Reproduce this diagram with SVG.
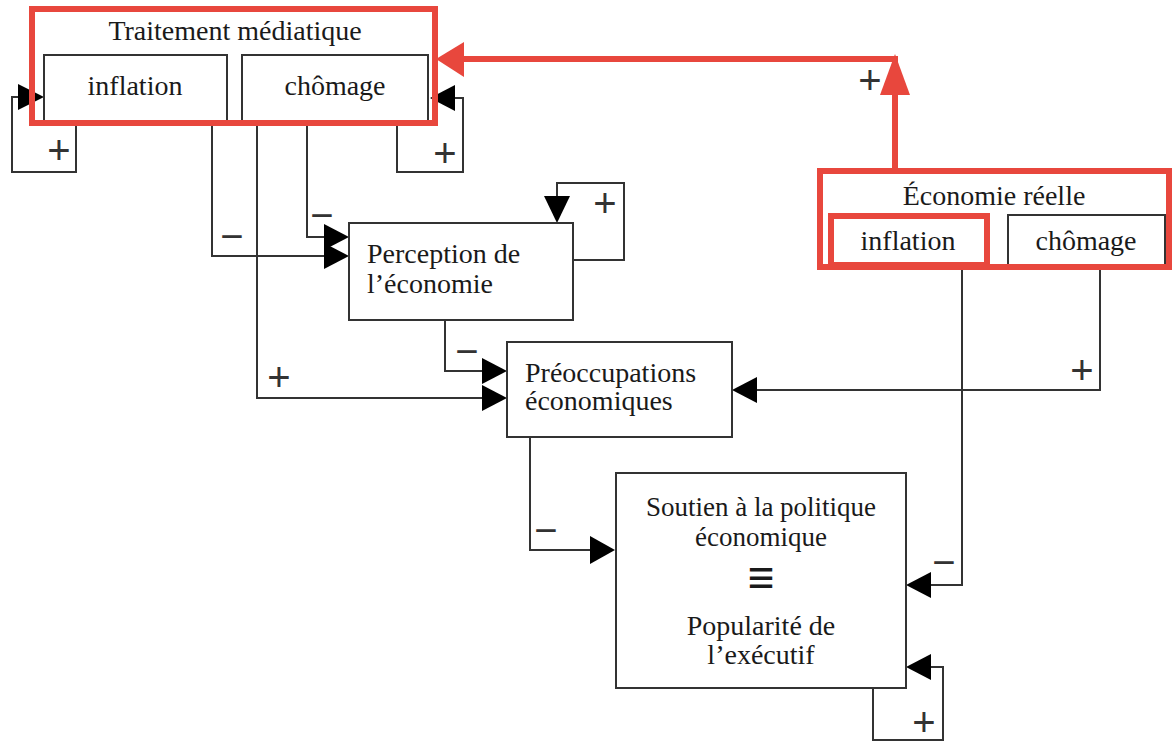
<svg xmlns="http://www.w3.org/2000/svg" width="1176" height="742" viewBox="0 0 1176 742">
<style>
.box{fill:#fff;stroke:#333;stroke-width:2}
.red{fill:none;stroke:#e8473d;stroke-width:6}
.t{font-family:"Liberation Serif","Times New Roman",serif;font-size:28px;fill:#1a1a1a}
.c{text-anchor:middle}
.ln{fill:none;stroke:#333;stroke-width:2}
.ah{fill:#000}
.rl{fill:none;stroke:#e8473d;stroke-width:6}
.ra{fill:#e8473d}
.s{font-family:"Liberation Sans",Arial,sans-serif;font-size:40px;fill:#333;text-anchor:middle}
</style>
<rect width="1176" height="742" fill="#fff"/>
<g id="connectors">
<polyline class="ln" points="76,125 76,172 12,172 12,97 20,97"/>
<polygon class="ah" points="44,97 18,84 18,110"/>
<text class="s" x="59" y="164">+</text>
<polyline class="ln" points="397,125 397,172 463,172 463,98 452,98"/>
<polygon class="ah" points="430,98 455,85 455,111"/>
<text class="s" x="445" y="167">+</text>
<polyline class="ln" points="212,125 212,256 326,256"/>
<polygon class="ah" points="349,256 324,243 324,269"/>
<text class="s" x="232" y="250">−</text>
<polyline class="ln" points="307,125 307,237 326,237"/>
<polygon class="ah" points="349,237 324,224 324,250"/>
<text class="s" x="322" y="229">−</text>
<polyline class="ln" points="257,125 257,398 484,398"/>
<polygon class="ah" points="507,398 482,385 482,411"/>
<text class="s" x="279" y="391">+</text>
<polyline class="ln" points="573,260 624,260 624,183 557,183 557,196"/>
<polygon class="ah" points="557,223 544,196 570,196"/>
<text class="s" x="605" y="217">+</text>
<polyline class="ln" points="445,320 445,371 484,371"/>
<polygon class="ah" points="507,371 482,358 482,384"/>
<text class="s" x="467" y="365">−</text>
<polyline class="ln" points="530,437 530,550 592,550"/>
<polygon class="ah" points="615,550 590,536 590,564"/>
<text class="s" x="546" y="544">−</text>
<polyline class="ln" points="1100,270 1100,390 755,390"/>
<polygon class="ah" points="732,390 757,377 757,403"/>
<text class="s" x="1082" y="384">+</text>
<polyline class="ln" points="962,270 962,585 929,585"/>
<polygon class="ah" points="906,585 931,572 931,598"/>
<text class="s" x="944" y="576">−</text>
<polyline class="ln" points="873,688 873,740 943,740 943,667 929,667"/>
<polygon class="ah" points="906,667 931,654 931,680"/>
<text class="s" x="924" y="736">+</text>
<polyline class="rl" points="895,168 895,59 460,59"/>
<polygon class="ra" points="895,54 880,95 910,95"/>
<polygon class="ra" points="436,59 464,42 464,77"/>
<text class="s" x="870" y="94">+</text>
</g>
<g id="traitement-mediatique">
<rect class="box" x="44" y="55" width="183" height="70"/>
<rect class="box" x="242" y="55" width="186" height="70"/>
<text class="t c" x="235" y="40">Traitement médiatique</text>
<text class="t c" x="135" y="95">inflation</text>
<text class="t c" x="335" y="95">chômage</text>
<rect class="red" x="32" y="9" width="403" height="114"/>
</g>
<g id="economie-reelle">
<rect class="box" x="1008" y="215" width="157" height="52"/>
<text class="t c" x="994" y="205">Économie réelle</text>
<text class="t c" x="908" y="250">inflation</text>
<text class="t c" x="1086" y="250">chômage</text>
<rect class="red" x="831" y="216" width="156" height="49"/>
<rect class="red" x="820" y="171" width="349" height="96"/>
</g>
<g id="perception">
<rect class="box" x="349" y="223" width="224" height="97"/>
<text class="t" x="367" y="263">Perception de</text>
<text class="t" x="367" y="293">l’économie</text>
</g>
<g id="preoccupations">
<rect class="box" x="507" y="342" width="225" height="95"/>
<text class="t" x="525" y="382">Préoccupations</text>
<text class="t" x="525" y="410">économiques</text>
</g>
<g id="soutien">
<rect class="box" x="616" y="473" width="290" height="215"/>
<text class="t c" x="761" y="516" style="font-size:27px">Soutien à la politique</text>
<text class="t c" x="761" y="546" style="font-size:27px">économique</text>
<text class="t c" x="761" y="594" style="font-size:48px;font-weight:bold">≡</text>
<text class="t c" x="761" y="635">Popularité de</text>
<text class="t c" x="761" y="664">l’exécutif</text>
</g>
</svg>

+++

*Problem to work on*.
Repeat the material exactly as it reads, without any of its pictures.

*Exercise response*.
Reproduce this diagram with SVG.
<svg xmlns="http://www.w3.org/2000/svg" width="1176" height="742" viewBox="0 0 1176 742">
<style>
.box{fill:#fff;stroke:#333;stroke-width:2}
.red{fill:none;stroke:#e8473d;stroke-width:6}
.t{font-family:"Liberation Serif","Times New Roman",serif;font-size:28px;fill:#1a1a1a}
.c{text-anchor:middle}
.ln{fill:none;stroke:#333;stroke-width:2}
.ah{fill:#000}
.rl{fill:none;stroke:#e8473d;stroke-width:6}
.ra{fill:#e8473d}
.s{font-family:"Liberation Sans",Arial,sans-serif;font-size:40px;fill:#333;text-anchor:middle}
</style>
<rect width="1176" height="742" fill="#fff"/>
<g id="connectors">
<polyline class="ln" points="76,125 76,172 12,172 12,97 20,97"/>
<polygon class="ah" points="44,97 18,84 18,110"/>
<text class="s" x="59" y="164">+</text>
<polyline class="ln" points="397,125 397,172 463,172 463,98 452,98"/>
<polygon class="ah" points="430,98 455,85 455,111"/>
<text class="s" x="445" y="167">+</text>
<polyline class="ln" points="212,125 212,256 326,256"/>
<polygon class="ah" points="349,256 324,243 324,269"/>
<text class="s" x="232" y="250">−</text>
<polyline class="ln" points="307,125 307,237 326,237"/>
<polygon class="ah" points="349,237 324,224 324,250"/>
<text class="s" x="322" y="229">−</text>
<polyline class="ln" points="257,125 257,398 484,398"/>
<polygon class="ah" points="507,398 482,385 482,411"/>
<text class="s" x="279" y="391">+</text>
<polyline class="ln" points="573,260 624,260 624,183 557,183 557,196"/>
<polygon class="ah" points="557,223 544,196 570,196"/>
<text class="s" x="605" y="217">+</text>
<polyline class="ln" points="445,320 445,371 484,371"/>
<polygon class="ah" points="507,371 482,358 482,384"/>
<text class="s" x="467" y="365">−</text>
<polyline class="ln" points="530,437 530,550 592,550"/>
<polygon class="ah" points="615,550 590,536 590,564"/>
<text class="s" x="546" y="544">−</text>
<polyline class="ln" points="1100,270 1100,390 755,390"/>
<polygon class="ah" points="732,390 757,377 757,403"/>
<text class="s" x="1082" y="384">+</text>
<polyline class="ln" points="962,270 962,585 929,585"/>
<polygon class="ah" points="906,585 931,572 931,598"/>
<text class="s" x="944" y="576">−</text>
<polyline class="ln" points="873,688 873,740 943,740 943,667 929,667"/>
<polygon class="ah" points="906,667 931,654 931,680"/>
<text class="s" x="924" y="736">+</text>
<polyline class="rl" points="895,168 895,59 460,59"/>
<polygon class="ra" points="895,54 880,95 910,95"/>
<polygon class="ra" points="436,59 464,42 464,77"/>
<text class="s" x="870" y="94">+</text>
</g>
<g id="traitement-mediatique">
<rect class="box" x="44" y="55" width="183" height="70"/>
<rect class="box" x="242" y="55" width="186" height="70"/>
<text class="t c" x="235" y="40">Traitement médiatique</text>
<text class="t c" x="135" y="95">inflation</text>
<text class="t c" x="335" y="95">chômage</text>
<rect class="red" x="32" y="9" width="403" height="114"/>
</g>
<g id="economie-reelle">
<rect class="box" x="1008" y="215" width="157" height="52"/>
<text class="t c" x="994" y="205">Économie réelle</text>
<text class="t c" x="908" y="250">inflation</text>
<text class="t c" x="1086" y="250">chômage</text>
<rect class="red" x="831" y="216" width="156" height="49"/>
<rect class="red" x="820" y="171" width="349" height="96"/>
</g>
<g id="perception">
<rect class="box" x="349" y="223" width="224" height="97"/>
<text class="t" x="367" y="263">Perception de</text>
<text class="t" x="367" y="293">l’économie</text>
</g>
<g id="preoccupations">
<rect class="box" x="507" y="342" width="225" height="95"/>
<text class="t" x="525" y="382">Préoccupations</text>
<text class="t" x="525" y="410">économiques</text>
</g>
<g id="soutien">
<rect class="box" x="616" y="473" width="290" height="215"/>
<text class="t c" x="761" y="516" style="font-size:27px">Soutien à la politique</text>
<text class="t c" x="761" y="546" style="font-size:27px">économique</text>
<text class="t c" x="761" y="594" style="font-size:48px;font-weight:bold">≡</text>
<text class="t c" x="761" y="635">Popularité de</text>
<text class="t c" x="761" y="664">l’exécutif</text>
</g>
</svg>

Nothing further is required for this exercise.